The first step in assessing any physical investment is determining if it is a Chattel or a Wasting Chattel.
Chattels – these are tangible, moveable assets (e.g., paintings, antiques, or jewelry).
- The tax break – gains on these items are only taxable if the sale price exceeds £6,000.
- The limit – there is a specific calculation (Marginal Relief) if the proceeds are between £6,000 and £15,000.
Wasting Chattels – these are assets with a predictable useful life of 50 years or less (e.g., machinery, some clocks/watches, and certain beverages).
- The tax break – because these items are expected to “waste away,” they are generally exempt from Capital Gains Tax (CGT).
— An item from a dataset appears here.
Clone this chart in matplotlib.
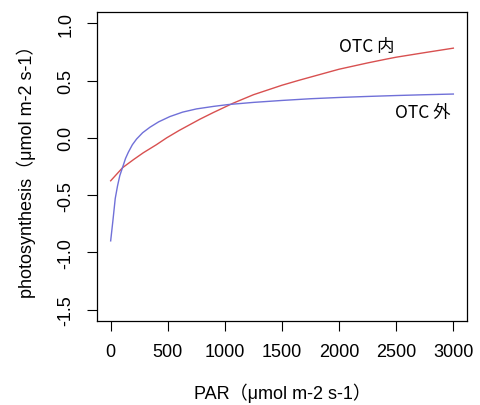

- Example – HMRC typically views a cask of whiskey or wine as a wasting chattel (the wood and the contents degrade/evaporate over time). Therefore, a gain from £5,000 to £50,000 could potentially be entirely tax-free. Note: Bottled wine is often treated differently as it can technically last more than 50 years.
Personal vs. Company Investment
While the definition of a chattel remains the same, the tax environment differs depending on who owns the asset.
- Personal ownership – you are subject to CGT rates (currently up to 24% for higher-rate taxpayers). However, you have your annual CGT allowance of £3,000.
- Company ownership – gains are subject to Corporation Tax. While the base rate is 19%, if your company’s profits fall within the “marginal” bracket (£50,000 – £250,000), the effective tax rate on those gains can jump to 26.5%.
Why use a company? You might choose this route if the funds are already “trapped” inside the business and you want to avoid the personal tax hit of drawing a dividend to invest personally. It can also be a strategic way to fund company pension contributions.
The “Legal Tender” Loophole
Not all alternative investments fall under the chattel rules. Certain investments in gold are classified as legal tender in the UK.
- Gold bullion coins – items like Gold Sovereigns and Britannias are exempt from CGT regardless of the profit made, as they are technically UK currency. This makes them a highly tax-efficient hedge against inflation.
Investing in alternative assets can be both lucrative and enjoyable, but the “best” way to hold these assets depends entirely on your broader financial picture. Small errors in how these are purchased or sold can lead to unexpected bills from HMRC.